The natural environment
The 'wet' part of the Harbour is rich in shellfish and fish and has significant beds of seagrass, a critical habitat for many marine animals. As much of the Harbour bed is exposed at low tide, a rich diversity of wading birds, some migratory and some resident, make their homes here. The lower reaches of the Harbour contain extensive beds of mussels, cockles and pipi. The saltmarshes on the margins of the Harbour are dominated by sea rush and oioi, providing habitat for such birds as fernbird, bittern and banded rail. The muddy upper reaches of the Harbour, home to titiko (mudsnails) and mudcrabs, are being increasingly colonised by mangroves, which are also habitat for banded rail.
Read about the State of the Ohiwa Harbour and Catchment (3.65MB, PDF).

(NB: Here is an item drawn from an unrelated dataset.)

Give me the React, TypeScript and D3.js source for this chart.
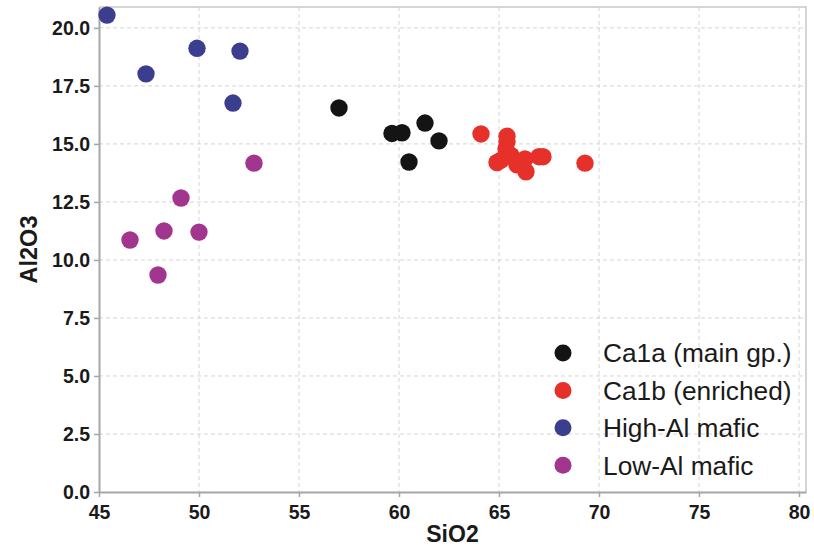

Kiwi population on the rise
A kiwi population is gradually increasing in the Whakatane and Ohope reserves at the western end of the Ohiwa Harbour, thanks to the Whakatane Kiwi Project. Since 1999, when four breeding pairs were found by the Department of Conservation in the Ohope reserves, 173 North Island brown kiwi chicks were raised or released back into the Ohope and Whakatane reserves, and the adjacent Ngati Awa Farm. It is the only place in the country where kiwi live in such numbers so close to an urban area. Many of the birds are now migrating south-east from Whakatane and Ohope as far as Stanley Road and sometimes beyond. The Whakatane Kiwi Project is working closely with several landowners, foresters and residents in these areas, so that kiwi are afforded greater protection in their travels. Long-term, the Project hopes to bring more landowners on board and extend predator control activities to their land, so that kiwi have safe havens all around Ohiwa.
Read more about kiwi management around Ohiwa Harbour in the case study - Kiwi management around Ohiwa Harbour.
Streams and reserves
The streams feeding the Harbour are home to significant numbers of native freshwater fish such as inanga (adult whitebait). While most of the flat and rolling land in the catchment is cleared for farming, there are many important remnants of coastal forest, dominated by pohutukawa and puriri. Many of these special places are set aside as reserves and managed by either the Department of Conservation or District Councils. Community groups help to look after some of these reserves.
There are the usual threats to native birds (some quite rare) such as rats and stoats. Various invasive weeds, too many to list, compete with native vegetation from the edge of the mudflats to the hills. Some of these pests are controlled by landowners in terms of their obligations under the Regional Pest Management Plan. The Ohiwa Strategy partners are working towards better protection of all the ecological values of the Harbour and better coordination of pest control work.
Several aspects of the Harbour ecology are monitored by the Regional Council; you can find out more about this research here.
The Harbour itself is unusual in that it has a spit on either side of the entrance. These spits are subject to regular changes according to currents and tides. The Harbour was once fed by a much larger river; it is slowly filling with sediment and will one day become dry land. This is a natural process which is accelerated by human activities which result in increased sediment entering the Harbour.
Effects of natural disasters
Evolution of the Ohiwa Harbour, in response to earthquakes and tsunami, is explained in this Waikato University podcast at 23:59.
The spits at the mouth of the Harbour are constantly changing and in the 1970s a number of houses on the Ohiwa spit were lost to the encroaching sea, which has since retreated and left a wide band of sand dunes. The site where the hotel and wharf once stood is now in the middle of the Harbour entrance.
Geologically, the area is predominantly greywacke of Late Jurassic to Late Cretaceous age, draped by loess (wind-blown silt) during the Pleistocene Ice Ages and more recently covered in volcanic ash and pumice from the Rotorua and Taupo volcanic centres.
It is from this air-fall rhyolitic volcanic ash that most of the soils of the Ohiwa Harbour catchment are derived. However, there are also other parent materials and processes that have formed soils in different parts of the catchment. Soils on the floodplains and lower flats are formed from a mixture of colluvium and alluvial rhyolitic ash and greywacke. Soils in the dunes are formed from air-fall tephra on windblown sand. The soil in the hills and steep headwater areas are Whakatane Hill soils and associated steep land soils, formed from Tarawera ash, Kaharoa ash on Taupo pumice, and Whakatane ash over sandstone or greywacke.
The Ohiwa Harbour is a visually spectacular landscape covering approximately 26 square kilometres. The tidal waters, estuaries, mudflats and islands contrast with the surrounding predominantly rural landscape. There are great views of the Harbour and further afield from Tauwhare Pa and Onekawa Te Mawhai.
There are two main islands in the Harbour; Uretara and Ohakana Islands, plus the four smaller islands of Whangakopikopiko, Te Motuotu, Hokianga and Pataua Islands.